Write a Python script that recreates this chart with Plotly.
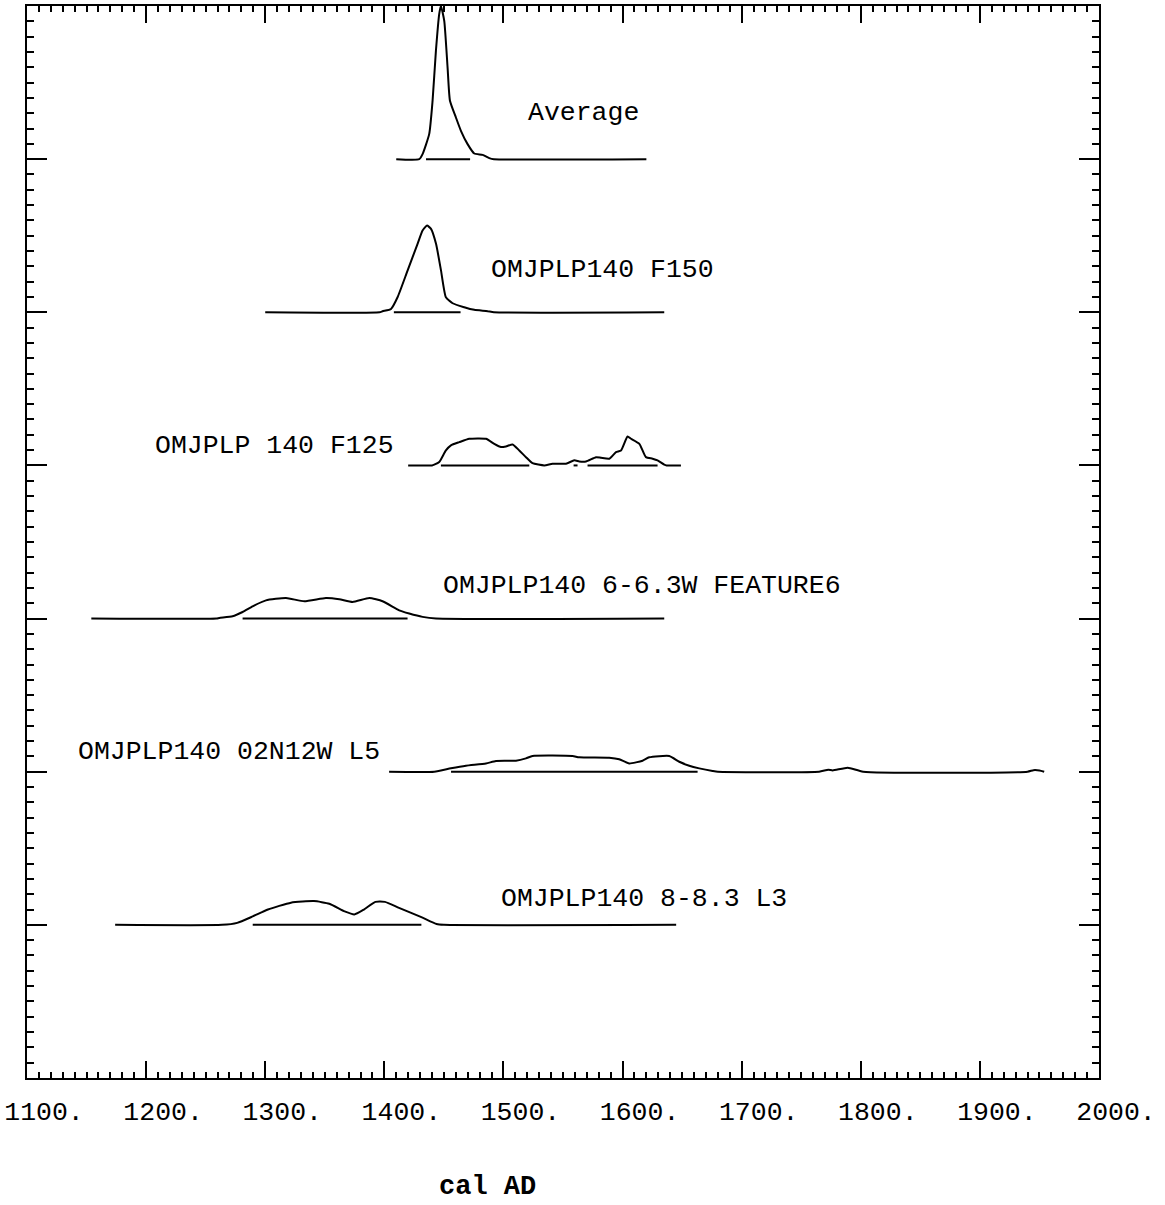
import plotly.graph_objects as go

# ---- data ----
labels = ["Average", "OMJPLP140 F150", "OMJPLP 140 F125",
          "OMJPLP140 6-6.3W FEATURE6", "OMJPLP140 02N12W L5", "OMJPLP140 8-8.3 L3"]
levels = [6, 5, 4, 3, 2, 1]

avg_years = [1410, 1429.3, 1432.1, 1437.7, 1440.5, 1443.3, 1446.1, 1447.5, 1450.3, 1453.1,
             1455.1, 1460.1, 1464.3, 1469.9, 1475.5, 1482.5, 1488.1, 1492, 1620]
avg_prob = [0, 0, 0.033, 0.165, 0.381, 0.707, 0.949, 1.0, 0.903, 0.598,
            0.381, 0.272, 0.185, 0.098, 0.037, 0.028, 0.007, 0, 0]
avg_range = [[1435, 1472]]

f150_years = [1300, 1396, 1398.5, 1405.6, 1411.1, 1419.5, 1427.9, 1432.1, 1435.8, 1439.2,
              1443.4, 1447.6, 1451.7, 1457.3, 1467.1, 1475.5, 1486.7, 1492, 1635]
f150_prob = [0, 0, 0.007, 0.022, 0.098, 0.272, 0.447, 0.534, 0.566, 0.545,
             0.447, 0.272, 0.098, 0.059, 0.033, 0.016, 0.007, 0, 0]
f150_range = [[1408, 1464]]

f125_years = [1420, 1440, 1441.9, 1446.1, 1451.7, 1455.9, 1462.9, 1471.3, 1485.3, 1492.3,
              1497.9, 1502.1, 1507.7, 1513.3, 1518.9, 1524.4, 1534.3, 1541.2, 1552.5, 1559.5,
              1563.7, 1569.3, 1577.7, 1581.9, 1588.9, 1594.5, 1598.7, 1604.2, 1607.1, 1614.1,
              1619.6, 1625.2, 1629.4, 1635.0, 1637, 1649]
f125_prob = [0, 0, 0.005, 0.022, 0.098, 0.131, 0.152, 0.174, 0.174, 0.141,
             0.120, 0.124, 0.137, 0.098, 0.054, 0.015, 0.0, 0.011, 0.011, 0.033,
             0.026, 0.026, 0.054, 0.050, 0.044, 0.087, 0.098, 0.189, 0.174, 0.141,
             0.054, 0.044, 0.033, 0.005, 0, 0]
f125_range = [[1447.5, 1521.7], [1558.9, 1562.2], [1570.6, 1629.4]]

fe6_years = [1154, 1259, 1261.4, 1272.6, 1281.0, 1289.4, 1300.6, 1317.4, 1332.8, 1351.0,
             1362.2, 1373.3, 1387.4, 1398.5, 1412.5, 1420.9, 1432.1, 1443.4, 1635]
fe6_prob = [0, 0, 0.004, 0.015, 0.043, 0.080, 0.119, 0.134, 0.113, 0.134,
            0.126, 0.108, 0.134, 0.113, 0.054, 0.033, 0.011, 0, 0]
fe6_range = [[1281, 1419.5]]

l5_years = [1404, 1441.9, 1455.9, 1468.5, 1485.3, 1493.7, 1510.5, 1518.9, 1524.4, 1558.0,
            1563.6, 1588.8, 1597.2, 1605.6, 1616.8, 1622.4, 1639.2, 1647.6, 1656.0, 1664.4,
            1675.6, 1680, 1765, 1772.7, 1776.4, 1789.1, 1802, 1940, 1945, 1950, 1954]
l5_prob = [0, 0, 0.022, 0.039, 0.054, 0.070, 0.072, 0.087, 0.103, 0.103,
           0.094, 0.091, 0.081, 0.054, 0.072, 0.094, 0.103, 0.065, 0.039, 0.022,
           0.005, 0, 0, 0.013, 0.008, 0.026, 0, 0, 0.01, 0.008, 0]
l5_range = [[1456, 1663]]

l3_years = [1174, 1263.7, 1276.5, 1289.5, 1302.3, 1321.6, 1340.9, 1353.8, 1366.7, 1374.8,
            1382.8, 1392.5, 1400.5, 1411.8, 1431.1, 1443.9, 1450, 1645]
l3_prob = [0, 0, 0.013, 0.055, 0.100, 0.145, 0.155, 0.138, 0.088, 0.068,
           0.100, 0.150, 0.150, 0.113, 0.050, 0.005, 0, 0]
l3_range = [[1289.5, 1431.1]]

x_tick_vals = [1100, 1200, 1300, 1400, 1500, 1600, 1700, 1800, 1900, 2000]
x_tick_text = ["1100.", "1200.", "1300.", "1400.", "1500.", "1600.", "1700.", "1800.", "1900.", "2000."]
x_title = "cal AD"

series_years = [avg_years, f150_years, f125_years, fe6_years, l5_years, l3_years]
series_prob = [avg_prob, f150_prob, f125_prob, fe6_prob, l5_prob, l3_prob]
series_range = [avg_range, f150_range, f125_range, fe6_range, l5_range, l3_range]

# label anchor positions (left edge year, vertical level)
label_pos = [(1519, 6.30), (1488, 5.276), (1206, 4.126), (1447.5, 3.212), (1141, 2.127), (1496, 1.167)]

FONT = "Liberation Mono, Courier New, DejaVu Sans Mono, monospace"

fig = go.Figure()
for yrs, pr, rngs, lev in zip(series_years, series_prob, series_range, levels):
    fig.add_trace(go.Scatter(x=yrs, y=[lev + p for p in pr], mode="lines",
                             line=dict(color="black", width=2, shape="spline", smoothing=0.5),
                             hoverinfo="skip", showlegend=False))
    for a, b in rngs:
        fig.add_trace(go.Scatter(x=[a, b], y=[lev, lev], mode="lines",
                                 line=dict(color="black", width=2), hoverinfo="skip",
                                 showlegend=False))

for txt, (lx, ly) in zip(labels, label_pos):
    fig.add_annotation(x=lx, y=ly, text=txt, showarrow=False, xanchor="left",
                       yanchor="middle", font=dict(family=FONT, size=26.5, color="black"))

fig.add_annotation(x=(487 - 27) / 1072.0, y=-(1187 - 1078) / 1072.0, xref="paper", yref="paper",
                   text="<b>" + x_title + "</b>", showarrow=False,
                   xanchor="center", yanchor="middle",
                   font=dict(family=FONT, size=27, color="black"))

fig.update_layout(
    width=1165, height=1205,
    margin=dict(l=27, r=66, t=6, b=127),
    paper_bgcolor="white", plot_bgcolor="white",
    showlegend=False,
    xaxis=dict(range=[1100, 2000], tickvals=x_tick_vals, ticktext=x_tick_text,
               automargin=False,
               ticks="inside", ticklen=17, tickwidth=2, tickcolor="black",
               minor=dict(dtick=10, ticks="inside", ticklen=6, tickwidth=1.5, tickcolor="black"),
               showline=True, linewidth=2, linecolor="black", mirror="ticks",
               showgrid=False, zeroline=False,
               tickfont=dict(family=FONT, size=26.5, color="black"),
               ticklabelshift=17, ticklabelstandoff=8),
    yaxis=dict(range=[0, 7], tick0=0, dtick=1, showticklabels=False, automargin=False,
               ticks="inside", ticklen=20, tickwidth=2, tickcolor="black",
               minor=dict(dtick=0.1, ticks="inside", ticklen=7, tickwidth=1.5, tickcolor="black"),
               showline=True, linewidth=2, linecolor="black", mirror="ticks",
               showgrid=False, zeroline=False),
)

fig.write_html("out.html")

+===+

SET EXERCISE:
Reproduce the data word for word, excluding its pictures.

OUTPUT OF THE EXERCISE:
Write a Python script that recreates this chart with Plotly.
import plotly.graph_objects as go

# ---- data ----
labels = ["Average", "OMJPLP140 F150", "OMJPLP 140 F125",
          "OMJPLP140 6-6.3W FEATURE6", "OMJPLP140 02N12W L5", "OMJPLP140 8-8.3 L3"]
levels = [6, 5, 4, 3, 2, 1]

avg_years = [1410, 1429.3, 1432.1, 1437.7, 1440.5, 1443.3, 1446.1, 1447.5, 1450.3, 1453.1,
             1455.1, 1460.1, 1464.3, 1469.9, 1475.5, 1482.5, 1488.1, 1492, 1620]
avg_prob = [0, 0, 0.033, 0.165, 0.381, 0.707, 0.949, 1.0, 0.903, 0.598,
            0.381, 0.272, 0.185, 0.098, 0.037, 0.028, 0.007, 0, 0]
avg_range = [[1435, 1472]]

f150_years = [1300, 1396, 1398.5, 1405.6, 1411.1, 1419.5, 1427.9, 1432.1, 1435.8, 1439.2,
              1443.4, 1447.6, 1451.7, 1457.3, 1467.1, 1475.5, 1486.7, 1492, 1635]
f150_prob = [0, 0, 0.007, 0.022, 0.098, 0.272, 0.447, 0.534, 0.566, 0.545,
             0.447, 0.272, 0.098, 0.059, 0.033, 0.016, 0.007, 0, 0]
f150_range = [[1408, 1464]]

f125_years = [1420, 1440, 1441.9, 1446.1, 1451.7, 1455.9, 1462.9, 1471.3, 1485.3, 1492.3,
              1497.9, 1502.1, 1507.7, 1513.3, 1518.9, 1524.4, 1534.3, 1541.2, 1552.5, 1559.5,
              1563.7, 1569.3, 1577.7, 1581.9, 1588.9, 1594.5, 1598.7, 1604.2, 1607.1, 1614.1,
              1619.6, 1625.2, 1629.4, 1635.0, 1637, 1649]
f125_prob = [0, 0, 0.005, 0.022, 0.098, 0.131, 0.152, 0.174, 0.174, 0.141,
             0.120, 0.124, 0.137, 0.098, 0.054, 0.015, 0.0, 0.011, 0.011, 0.033,
             0.026, 0.026, 0.054, 0.050, 0.044, 0.087, 0.098, 0.189, 0.174, 0.141,
             0.054, 0.044, 0.033, 0.005, 0, 0]
f125_range = [[1447.5, 1521.7], [1558.9, 1562.2], [1570.6, 1629.4]]

fe6_years = [1154, 1259, 1261.4, 1272.6, 1281.0, 1289.4, 1300.6, 1317.4, 1332.8, 1351.0,
             1362.2, 1373.3, 1387.4, 1398.5, 1412.5, 1420.9, 1432.1, 1443.4, 1635]
fe6_prob = [0, 0, 0.004, 0.015, 0.043, 0.080, 0.119, 0.134, 0.113, 0.134,
            0.126, 0.108, 0.134, 0.113, 0.054, 0.033, 0.011, 0, 0]
fe6_range = [[1281, 1419.5]]

l5_years = [1404, 1441.9, 1455.9, 1468.5, 1485.3, 1493.7, 1510.5, 1518.9, 1524.4, 1558.0,
            1563.6, 1588.8, 1597.2, 1605.6, 1616.8, 1622.4, 1639.2, 1647.6, 1656.0, 1664.4,
            1675.6, 1680, 1765, 1772.7, 1776.4, 1789.1, 1802, 1940, 1945, 1950, 1954]
l5_prob = [0, 0, 0.022, 0.039, 0.054, 0.070, 0.072, 0.087, 0.103, 0.103,
           0.094, 0.091, 0.081, 0.054, 0.072, 0.094, 0.103, 0.065, 0.039, 0.022,
           0.005, 0, 0, 0.013, 0.008, 0.026, 0, 0, 0.01, 0.008, 0]
l5_range = [[1456, 1663]]

l3_years = [1174, 1263.7, 1276.5, 1289.5, 1302.3, 1321.6, 1340.9, 1353.8, 1366.7, 1374.8,
            1382.8, 1392.5, 1400.5, 1411.8, 1431.1, 1443.9, 1450, 1645]
l3_prob = [0, 0, 0.013, 0.055, 0.100, 0.145, 0.155, 0.138, 0.088, 0.068,
           0.100, 0.150, 0.150, 0.113, 0.050, 0.005, 0, 0]
l3_range = [[1289.5, 1431.1]]

x_tick_vals = [1100, 1200, 1300, 1400, 1500, 1600, 1700, 1800, 1900, 2000]
x_tick_text = ["1100.", "1200.", "1300.", "1400.", "1500.", "1600.", "1700.", "1800.", "1900.", "2000."]
x_title = "cal AD"

series_years = [avg_years, f150_years, f125_years, fe6_years, l5_years, l3_years]
series_prob = [avg_prob, f150_prob, f125_prob, fe6_prob, l5_prob, l3_prob]
series_range = [avg_range, f150_range, f125_range, fe6_range, l5_range, l3_range]

# label anchor positions (left edge year, vertical level)
label_pos = [(1519, 6.30), (1488, 5.276), (1206, 4.126), (1447.5, 3.212), (1141, 2.127), (1496, 1.167)]

FONT = "Liberation Mono, Courier New, DejaVu Sans Mono, monospace"

fig = go.Figure()
for yrs, pr, rngs, lev in zip(series_years, series_prob, series_range, levels):
    fig.add_trace(go.Scatter(x=yrs, y=[lev + p for p in pr], mode="lines",
                             line=dict(color="black", width=2, shape="spline", smoothing=0.5),
                             hoverinfo="skip", showlegend=False))
    for a, b in rngs:
        fig.add_trace(go.Scatter(x=[a, b], y=[lev, lev], mode="lines",
                                 line=dict(color="black", width=2), hoverinfo="skip",
                                 showlegend=False))

for txt, (lx, ly) in zip(labels, label_pos):
    fig.add_annotation(x=lx, y=ly, text=txt, showarrow=False, xanchor="left",
                       yanchor="middle", font=dict(family=FONT, size=26.5, color="black"))

fig.add_annotation(x=(487 - 27) / 1072.0, y=-(1187 - 1078) / 1072.0, xref="paper", yref="paper",
                   text="<b>" + x_title + "</b>", showarrow=False,
                   xanchor="center", yanchor="middle",
                   font=dict(family=FONT, size=27, color="black"))

fig.update_layout(
    width=1165, height=1205,
    margin=dict(l=27, r=66, t=6, b=127),
    paper_bgcolor="white", plot_bgcolor="white",
    showlegend=False,
    xaxis=dict(range=[1100, 2000], tickvals=x_tick_vals, ticktext=x_tick_text,
               automargin=False,
               ticks="inside", ticklen=17, tickwidth=2, tickcolor="black",
               minor=dict(dtick=10, ticks="inside", ticklen=6, tickwidth=1.5, tickcolor="black"),
               showline=True, linewidth=2, linecolor="black", mirror="ticks",
               showgrid=False, zeroline=False,
               tickfont=dict(family=FONT, size=26.5, color="black"),
               ticklabelshift=17, ticklabelstandoff=8),
    yaxis=dict(range=[0, 7], tick0=0, dtick=1, showticklabels=False, automargin=False,
               ticks="inside", ticklen=20, tickwidth=2, tickcolor="black",
               minor=dict(dtick=0.1, ticks="inside", ticklen=7, tickwidth=1.5, tickcolor="black"),
               showline=True, linewidth=2, linecolor="black", mirror="ticks",
               showgrid=False, zeroline=False),
)

fig.write_html("out.html")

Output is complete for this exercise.